_What needs to be done:_ Look through the data below and extract, unchanged, the lines from the one that contains "Clone this chart in matplotlib." to the one that contains "plt.rcParams['font.family'] = ['Liberation", both included.

_Stored data:_

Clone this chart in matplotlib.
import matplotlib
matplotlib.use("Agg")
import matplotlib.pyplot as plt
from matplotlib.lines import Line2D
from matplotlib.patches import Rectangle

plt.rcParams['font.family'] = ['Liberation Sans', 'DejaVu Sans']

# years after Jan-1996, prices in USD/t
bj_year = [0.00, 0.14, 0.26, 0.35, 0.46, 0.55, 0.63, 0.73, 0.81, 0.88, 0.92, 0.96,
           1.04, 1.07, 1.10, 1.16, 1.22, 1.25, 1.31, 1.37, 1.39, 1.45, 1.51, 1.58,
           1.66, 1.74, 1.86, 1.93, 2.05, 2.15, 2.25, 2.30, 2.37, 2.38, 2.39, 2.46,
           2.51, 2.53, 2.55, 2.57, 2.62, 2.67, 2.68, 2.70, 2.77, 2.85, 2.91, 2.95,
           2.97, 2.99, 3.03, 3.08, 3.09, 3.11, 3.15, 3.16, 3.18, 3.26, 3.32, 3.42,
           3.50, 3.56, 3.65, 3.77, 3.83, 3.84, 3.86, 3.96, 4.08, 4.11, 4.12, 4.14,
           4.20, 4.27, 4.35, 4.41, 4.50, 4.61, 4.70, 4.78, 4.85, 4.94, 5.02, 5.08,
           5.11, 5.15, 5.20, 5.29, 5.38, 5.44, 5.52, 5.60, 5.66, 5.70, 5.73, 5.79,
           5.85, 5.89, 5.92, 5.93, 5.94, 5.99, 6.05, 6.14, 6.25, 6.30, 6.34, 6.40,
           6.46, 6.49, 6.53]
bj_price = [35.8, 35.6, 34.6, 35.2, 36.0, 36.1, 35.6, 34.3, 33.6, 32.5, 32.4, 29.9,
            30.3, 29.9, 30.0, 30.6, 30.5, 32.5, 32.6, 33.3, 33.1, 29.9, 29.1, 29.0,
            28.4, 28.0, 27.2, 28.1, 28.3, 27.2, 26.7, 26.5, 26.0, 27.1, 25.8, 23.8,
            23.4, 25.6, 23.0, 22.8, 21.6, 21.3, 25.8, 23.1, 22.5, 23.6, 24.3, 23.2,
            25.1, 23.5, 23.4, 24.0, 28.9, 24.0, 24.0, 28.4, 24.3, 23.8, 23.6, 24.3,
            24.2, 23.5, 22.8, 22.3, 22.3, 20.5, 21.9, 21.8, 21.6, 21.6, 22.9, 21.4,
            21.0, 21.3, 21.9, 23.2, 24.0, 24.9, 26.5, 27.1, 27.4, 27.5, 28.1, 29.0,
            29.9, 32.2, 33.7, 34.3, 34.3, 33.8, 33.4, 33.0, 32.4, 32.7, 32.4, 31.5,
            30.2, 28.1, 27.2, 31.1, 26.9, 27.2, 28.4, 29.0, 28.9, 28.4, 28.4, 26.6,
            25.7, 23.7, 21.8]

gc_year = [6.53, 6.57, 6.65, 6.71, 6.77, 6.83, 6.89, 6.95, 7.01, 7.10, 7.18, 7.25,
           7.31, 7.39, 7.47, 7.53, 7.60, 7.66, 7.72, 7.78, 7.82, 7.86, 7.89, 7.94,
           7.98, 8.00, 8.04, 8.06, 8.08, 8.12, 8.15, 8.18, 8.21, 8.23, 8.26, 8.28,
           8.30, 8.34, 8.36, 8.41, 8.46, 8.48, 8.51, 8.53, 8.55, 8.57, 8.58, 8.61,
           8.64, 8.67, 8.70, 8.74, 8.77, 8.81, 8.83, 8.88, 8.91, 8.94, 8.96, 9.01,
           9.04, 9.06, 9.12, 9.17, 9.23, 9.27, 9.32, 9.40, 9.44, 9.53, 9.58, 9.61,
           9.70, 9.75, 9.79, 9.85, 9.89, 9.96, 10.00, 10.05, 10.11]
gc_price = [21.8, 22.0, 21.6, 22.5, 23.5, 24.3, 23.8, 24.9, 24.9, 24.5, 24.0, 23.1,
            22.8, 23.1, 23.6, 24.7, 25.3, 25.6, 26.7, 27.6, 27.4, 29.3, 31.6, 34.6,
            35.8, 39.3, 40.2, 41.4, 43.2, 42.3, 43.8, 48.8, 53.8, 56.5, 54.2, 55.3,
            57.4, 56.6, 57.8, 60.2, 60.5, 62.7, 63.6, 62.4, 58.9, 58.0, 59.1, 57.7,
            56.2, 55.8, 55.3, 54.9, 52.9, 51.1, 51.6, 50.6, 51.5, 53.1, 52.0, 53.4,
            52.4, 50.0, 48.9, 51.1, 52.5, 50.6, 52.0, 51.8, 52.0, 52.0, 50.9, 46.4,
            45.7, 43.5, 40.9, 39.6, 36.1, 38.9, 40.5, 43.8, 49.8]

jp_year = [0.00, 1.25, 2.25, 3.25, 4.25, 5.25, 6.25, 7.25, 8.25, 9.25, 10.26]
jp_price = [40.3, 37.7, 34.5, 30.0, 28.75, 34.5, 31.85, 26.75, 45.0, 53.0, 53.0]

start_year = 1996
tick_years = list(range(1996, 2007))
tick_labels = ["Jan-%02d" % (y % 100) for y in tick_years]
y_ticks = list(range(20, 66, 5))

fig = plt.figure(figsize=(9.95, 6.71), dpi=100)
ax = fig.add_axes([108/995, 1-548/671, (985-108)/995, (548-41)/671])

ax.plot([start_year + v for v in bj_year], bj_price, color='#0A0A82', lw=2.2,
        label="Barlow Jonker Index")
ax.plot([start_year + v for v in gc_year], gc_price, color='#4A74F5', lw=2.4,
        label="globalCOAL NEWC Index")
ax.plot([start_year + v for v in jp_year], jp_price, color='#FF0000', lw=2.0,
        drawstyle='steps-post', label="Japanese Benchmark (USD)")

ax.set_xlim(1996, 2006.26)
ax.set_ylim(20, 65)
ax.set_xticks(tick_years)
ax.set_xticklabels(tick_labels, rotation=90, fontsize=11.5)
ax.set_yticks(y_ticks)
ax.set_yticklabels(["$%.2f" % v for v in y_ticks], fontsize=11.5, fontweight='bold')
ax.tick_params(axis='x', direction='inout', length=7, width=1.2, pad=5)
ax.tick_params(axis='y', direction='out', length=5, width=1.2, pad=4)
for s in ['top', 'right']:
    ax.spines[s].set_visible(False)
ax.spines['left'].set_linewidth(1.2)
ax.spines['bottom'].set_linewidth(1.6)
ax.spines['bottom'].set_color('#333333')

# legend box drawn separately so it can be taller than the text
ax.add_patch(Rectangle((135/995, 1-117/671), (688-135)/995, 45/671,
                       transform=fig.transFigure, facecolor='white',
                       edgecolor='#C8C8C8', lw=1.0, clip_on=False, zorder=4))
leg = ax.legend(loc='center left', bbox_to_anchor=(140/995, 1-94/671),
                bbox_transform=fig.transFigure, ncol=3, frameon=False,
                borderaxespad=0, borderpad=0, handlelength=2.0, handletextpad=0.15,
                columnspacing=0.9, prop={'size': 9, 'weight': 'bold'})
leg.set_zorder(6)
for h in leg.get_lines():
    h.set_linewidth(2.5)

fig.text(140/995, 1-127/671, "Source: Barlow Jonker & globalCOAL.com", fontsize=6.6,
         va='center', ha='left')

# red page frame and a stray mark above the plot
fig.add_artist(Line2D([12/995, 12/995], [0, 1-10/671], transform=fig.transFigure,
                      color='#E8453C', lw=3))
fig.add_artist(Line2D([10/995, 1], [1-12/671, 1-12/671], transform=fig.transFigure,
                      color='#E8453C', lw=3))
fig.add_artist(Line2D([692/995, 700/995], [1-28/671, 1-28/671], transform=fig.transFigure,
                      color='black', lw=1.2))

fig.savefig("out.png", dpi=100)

==

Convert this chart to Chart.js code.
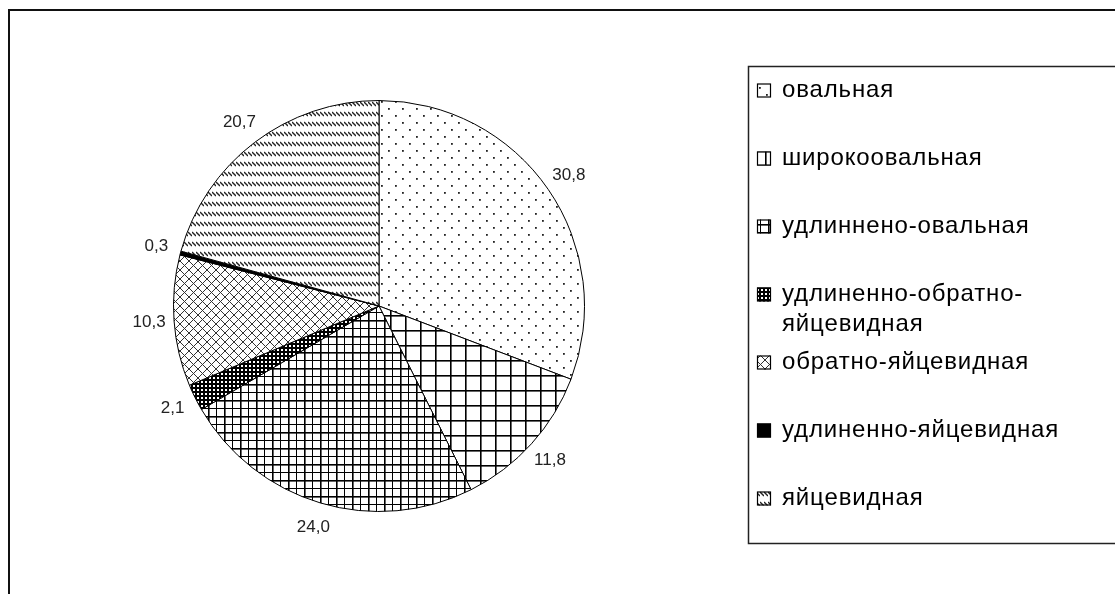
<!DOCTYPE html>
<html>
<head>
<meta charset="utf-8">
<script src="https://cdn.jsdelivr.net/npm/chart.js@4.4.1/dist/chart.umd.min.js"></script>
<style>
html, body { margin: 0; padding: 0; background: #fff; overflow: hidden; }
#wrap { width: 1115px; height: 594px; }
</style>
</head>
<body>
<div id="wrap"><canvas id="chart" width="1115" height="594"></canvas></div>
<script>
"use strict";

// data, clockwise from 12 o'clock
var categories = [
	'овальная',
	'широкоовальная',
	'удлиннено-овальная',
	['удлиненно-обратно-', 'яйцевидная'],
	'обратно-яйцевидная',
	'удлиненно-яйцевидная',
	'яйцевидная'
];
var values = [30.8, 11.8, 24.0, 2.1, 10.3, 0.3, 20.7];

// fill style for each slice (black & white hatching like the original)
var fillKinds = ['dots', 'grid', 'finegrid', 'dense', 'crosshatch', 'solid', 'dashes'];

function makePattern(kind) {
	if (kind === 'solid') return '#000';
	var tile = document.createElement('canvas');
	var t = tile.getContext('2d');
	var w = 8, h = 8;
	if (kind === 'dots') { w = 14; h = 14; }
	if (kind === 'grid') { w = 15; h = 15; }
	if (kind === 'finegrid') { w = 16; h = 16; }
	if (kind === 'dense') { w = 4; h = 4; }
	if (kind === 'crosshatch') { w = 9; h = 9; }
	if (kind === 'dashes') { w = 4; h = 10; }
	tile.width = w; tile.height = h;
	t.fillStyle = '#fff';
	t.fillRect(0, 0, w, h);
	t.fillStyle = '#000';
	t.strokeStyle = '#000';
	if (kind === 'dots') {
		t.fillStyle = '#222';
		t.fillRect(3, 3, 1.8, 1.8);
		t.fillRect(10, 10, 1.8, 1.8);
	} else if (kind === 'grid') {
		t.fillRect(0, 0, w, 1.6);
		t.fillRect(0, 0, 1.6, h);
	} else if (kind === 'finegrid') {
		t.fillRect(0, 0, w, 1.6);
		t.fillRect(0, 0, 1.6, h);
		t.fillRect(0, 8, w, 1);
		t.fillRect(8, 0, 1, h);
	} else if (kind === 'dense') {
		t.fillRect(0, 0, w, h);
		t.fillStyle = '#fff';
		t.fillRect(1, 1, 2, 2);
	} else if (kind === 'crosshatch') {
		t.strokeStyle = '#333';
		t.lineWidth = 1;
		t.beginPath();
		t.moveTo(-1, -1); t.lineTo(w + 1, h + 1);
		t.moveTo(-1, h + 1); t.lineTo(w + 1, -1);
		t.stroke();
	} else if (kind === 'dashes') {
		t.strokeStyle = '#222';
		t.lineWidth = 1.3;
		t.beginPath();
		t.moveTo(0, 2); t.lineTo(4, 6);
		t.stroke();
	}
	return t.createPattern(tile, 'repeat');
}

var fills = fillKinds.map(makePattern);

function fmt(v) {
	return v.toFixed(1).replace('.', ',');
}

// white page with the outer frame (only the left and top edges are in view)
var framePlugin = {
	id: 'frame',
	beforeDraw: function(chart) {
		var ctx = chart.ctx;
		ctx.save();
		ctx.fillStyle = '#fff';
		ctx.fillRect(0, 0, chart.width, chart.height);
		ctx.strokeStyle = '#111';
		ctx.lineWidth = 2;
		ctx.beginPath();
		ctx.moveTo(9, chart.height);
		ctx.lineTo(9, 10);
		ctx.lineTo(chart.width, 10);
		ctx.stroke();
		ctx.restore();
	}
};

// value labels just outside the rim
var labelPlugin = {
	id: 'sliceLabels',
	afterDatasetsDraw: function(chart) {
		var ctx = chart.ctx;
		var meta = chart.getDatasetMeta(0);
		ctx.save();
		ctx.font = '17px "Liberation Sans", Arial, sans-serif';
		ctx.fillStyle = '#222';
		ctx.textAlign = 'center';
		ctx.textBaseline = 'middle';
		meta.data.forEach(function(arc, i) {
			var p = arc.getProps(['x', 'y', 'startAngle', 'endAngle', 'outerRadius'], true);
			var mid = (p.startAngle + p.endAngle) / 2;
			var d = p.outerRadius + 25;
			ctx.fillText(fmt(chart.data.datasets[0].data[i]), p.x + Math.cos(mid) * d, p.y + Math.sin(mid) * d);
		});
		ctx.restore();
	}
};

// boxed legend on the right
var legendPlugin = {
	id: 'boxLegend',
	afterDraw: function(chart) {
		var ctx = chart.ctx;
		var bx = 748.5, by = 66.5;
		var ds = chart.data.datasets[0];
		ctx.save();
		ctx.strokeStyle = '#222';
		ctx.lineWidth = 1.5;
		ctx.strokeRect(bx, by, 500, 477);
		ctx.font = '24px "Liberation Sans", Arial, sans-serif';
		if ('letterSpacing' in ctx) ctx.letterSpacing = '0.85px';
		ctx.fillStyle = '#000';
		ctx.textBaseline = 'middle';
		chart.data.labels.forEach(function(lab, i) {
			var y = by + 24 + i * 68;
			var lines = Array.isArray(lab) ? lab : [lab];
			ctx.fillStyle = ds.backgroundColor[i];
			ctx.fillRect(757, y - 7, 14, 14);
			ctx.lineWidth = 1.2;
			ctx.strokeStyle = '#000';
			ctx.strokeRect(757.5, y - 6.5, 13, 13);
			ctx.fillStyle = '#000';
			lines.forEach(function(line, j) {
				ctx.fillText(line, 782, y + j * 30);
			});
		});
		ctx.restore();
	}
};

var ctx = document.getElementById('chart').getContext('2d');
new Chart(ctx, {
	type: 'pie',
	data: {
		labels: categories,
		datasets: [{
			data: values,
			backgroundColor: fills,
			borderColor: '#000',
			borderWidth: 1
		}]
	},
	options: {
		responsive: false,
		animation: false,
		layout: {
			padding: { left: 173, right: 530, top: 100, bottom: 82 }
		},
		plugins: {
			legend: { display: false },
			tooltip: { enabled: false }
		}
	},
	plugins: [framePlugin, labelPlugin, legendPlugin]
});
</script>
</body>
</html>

_Correct result:_
Clone this chart in matplotlib.
import matplotlib
matplotlib.use("Agg")
import matplotlib.pyplot as plt
from matplotlib.lines import Line2D
from matplotlib.patches import Rectangle

plt.rcParams['font.family'] = ['Liberation Sans', 'DejaVu Sans']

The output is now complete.